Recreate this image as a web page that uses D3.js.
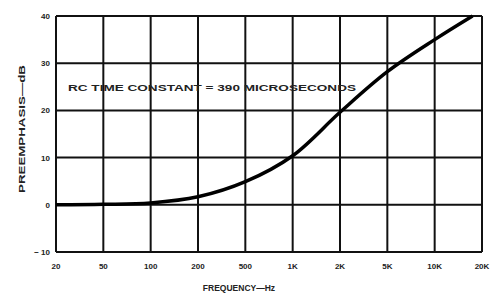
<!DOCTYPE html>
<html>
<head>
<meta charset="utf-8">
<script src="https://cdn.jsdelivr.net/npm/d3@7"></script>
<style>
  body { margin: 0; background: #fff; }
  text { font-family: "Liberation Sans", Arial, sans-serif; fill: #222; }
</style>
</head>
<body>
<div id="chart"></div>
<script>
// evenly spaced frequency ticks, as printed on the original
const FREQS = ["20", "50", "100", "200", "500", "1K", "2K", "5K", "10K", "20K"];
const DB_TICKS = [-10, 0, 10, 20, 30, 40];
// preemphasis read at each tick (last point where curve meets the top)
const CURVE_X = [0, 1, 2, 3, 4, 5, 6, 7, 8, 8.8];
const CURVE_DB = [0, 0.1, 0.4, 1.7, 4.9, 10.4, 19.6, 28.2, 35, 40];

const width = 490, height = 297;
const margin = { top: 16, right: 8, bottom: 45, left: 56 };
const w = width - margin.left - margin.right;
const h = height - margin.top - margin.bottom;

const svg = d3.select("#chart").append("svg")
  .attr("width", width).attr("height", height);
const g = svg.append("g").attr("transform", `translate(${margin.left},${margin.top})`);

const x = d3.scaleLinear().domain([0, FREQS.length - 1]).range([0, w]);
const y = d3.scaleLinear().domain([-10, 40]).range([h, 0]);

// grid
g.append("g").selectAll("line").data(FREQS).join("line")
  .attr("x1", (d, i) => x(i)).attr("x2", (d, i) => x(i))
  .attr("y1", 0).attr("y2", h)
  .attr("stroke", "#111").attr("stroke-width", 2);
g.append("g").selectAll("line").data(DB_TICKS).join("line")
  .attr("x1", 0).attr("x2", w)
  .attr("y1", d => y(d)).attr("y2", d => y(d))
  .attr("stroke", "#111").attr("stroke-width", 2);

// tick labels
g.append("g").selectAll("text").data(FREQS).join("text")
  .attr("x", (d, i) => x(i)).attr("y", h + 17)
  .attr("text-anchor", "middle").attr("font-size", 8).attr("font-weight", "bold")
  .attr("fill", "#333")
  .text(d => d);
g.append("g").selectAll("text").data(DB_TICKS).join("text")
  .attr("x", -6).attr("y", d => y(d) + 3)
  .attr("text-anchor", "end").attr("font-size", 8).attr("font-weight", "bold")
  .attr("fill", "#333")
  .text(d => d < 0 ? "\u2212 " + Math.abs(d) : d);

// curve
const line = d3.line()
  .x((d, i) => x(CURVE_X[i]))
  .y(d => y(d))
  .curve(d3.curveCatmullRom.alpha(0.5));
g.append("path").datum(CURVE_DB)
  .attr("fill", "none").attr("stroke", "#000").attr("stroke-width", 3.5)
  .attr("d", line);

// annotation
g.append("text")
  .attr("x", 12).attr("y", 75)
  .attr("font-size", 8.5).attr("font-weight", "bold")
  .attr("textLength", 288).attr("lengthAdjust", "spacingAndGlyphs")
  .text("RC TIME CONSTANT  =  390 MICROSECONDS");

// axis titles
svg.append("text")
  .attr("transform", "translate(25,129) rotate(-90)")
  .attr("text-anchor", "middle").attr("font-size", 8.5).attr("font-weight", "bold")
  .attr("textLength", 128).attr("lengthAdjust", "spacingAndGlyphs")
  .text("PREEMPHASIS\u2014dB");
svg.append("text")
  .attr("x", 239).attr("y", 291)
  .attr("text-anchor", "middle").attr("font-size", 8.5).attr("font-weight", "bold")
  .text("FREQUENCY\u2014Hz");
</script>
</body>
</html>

________________

Directions: Repeat the listing above up to and including the line with "28.2, 35, 40];", starting from its first line. Drop any pictures.

Answer to the task:
Recreate this image as a web page that uses D3.js.
<!DOCTYPE html>
<html>
<head>
<meta charset="utf-8">
<script src="https://cdn.jsdelivr.net/npm/d3@7"></script>
<style>
  body { margin: 0; background: #fff; }
  text { font-family: "Liberation Sans", Arial, sans-serif; fill: #222; }
</style>
</head>
<body>
<div id="chart"></div>
<script>
// evenly spaced frequency ticks, as printed on the original
const FREQS = ["20", "50", "100", "200", "500", "1K", "2K", "5K", "10K", "20K"];
const DB_TICKS = [-10, 0, 10, 20, 30, 40];
// preemphasis read at each tick (last point where curve meets the top)
const CURVE_X = [0, 1, 2, 3, 4, 5, 6, 7, 8, 8.8];
const CURVE_DB = [0, 0.1, 0.4, 1.7, 4.9, 10.4, 19.6, 28.2, 35, 40];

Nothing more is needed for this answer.